En Lo que queda de Auschwitz, Agamben (2005) cita a Primo Levi (de su libro Los hundidos y los salvados), e invoca la dolorosa afirmación que este autor realiza al decir que los únicos testigos integrales son los llamados musulmanes, es decir los que han quedado despojados de la palabra. En su texto Agamben no parece tener en cuenta el lugar desde el cual Primo Levi escribe lo que escribe. Levi siente que “han muerto los mejores”, siente con razón que el horror de lo vivido se materializa integralmente en el desmantelamiento subjetivo de los que murieron sin voz, y no en los que han logrado sobrevivir. Ellos, los musulmanes, son la cruda y deliberada consecuencia de esa maquinaria de exterminio. Y esto es irrebatible.
Pero suscribir el planteo de Levi desde afuera de la experiencia concentracionaria y llevarlo como lo hace Agamben hasta la exacerbación, supone el riesgo moral de desacreditar la voz de los testigos. Es profundamente paradójica su estrategia, ya que para sostener teóricamente la imposibilidad de construir un testimonio acerca de la experiencia límite que significó la vida concentracionaria (puesto que la experiencia del sobreviviente no fue la del musulman), toma como punto de partida los testimonios de los sobrevivientes (puesto que han sido ellos quienes han dado cuenta de la existencia del musulman). (…)

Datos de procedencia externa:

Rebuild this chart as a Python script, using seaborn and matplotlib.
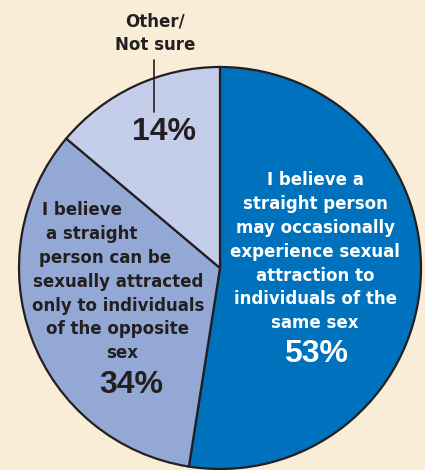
import numpy as np
import matplotlib
matplotlib.use("Agg")
import matplotlib.pyplot as plt
import seaborn as sns

# survey answers, clockwise from 12 o'clock
answers = ["may occasionally", "only opposite sex", "Other/Not sure"]
shares = [53, 34, 14]
pct_labels = ["53%", "34%", "14%"]
colors = ["#0071BC", "#93A8D5", "#C4CEEA"]

text_53 = ["I believe a", "straight person", "may occasionally", "experience sexual",
           "attraction to", "individuals of the", "same sex"]
text_34 = ["I believe", "a straight", "person can be", "sexually attracted",
           "only to individuals", "of the opposite", "sex"]
text_14 = ["Other/", "Not sure"]

sns.set_style("white")
plt.rcParams['font.family'] = ['DejaVu Sans']

bg = "#FAEDD7"
ink = "#231F20"

fig = plt.figure(figsize=(4.25, 4.7), dpi=100)
fig.patch.set_facecolor(bg)
ax = fig.add_axes([0, 0, 1, 1])
ax.set_facecolor(bg)

# pie centre at (220, 268) px, radius 201 px
R = 201.0
cx, cy = 220.0, 268.0


def px(x, y):
    return (x - cx) / R, (cy - y) / R


ax.pie(shares, colors=colors, startangle=90, counterclock=False, radius=1,
       wedgeprops=dict(edgecolor=ink, linewidth=1.6))
ax.set_xlim(-cx / R, (425 - cx) / R)
ax.set_ylim(-(470 - cy) / R, cy / R)
ax.set_aspect('equal')
ax.axis('off')

lh = 23.9
fs = 12.0
pfs = 23
pfont = 'Liberation Sans'
# 53% slice
for i, line in enumerate(text_53):
    ax.text(*px(315, 185 + i * lh), line, color="white", fontsize=fs,
            fontweight='bold', ha='center', va='baseline')
ax.text(*px(316, 362), pct_labels[0], color="white", fontsize=pfs, family=pfont,
        fontweight='bold', ha='center', va='baseline')

# 34% slice
xs_34 = [82, 92, 105, 118, 118, 118, 122]
for i, line in enumerate(text_34):
    ax.text(*px(xs_34[i], 215 + i * lh), line, color=ink, fontsize=fs,
            fontweight='bold', ha='center', va='baseline')
ax.text(*px(131, 393), pct_labels[1], color=ink, fontsize=pfs, family=pfont,
        fontweight='bold', ha='center', va='baseline')

# 14% slice, label outside with leader line
for i, line in enumerate(text_14):
    ax.text(*px(155, 27 + i * 23), line, color=ink, fontsize=fs,
            fontweight='bold', ha='center', va='baseline')
x0, y0 = px(154, 60)
x1, y1 = px(154, 112)
ax.plot([x0, x1], [y0, y1], color=ink, linewidth=1.2)
ax.text(*px(164, 140), pct_labels[2], color=ink, fontsize=pfs, family=pfont,
        fontweight='bold', ha='center', va='baseline')

plt.savefig("out.png", dpi=100, facecolor=bg)
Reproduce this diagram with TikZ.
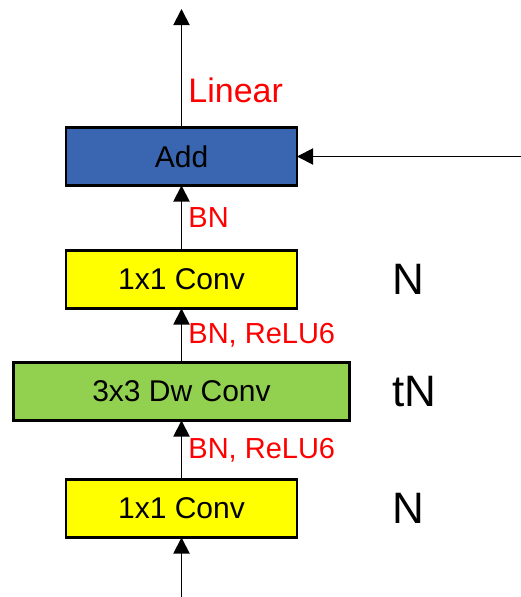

El musulman es testimonio en su desexistencia. El sobreviviente da testimonio a través de la palabra. En esa palabra hay relato histórico, hay un intento de ordenamiento de lo vivido, y una necesidad de ser escuchado. Escuchar el testimonio no es sin embargo un acto de compasión. La palabra del testigo forma parte de la Historia y de su construcción.
En las páginas de este libro intentaremos analizar las dificultades con las que tropieza la voz del testigo en la construcción del testimonio de la experiencia traumática, pero no lo haremos para poner en duda la validez de su enunciación, sino para desentrañar su naturaleza.
Son obstáculos en los que inevitablemente confluyen las circunstancias históricas del pasado y de altísimo impacto traumático que el testigo ha vivido, sus condiciones psíquicas y subjetivas, y las circunstancias históricas del presente que posibilitan u obstruyen el esclarecimiento de la Historia a través del testimonio.
El núcleo esencial de mi reflexión concierne al análisis de cada uno de los cuatro obstáculos a los que -a mi juicio- el testigo debe enfrentarse en la construcción del testimonio sobre la experiencia traumática. Estos son la narración de lo traumático, la declaración ante la justicia, la vergüenza y el hablar en nombre de otro. (..)
Si a la víctima puede legítimamente concedérsele el derecho al olvido, esto no autorizará de ninguna manera el olvido de la sociedad.
Por eso, a la necesidad de dar testimonio debe sucederle el deber de escucharlo.
Quizás algo de esto quiso decirnos T.S.Eliot cuando escribió los dos últimos versos de su poema “Los hombres huecos”:
Así es como el mundo acaba:
No con una explosión, sino con un gemido.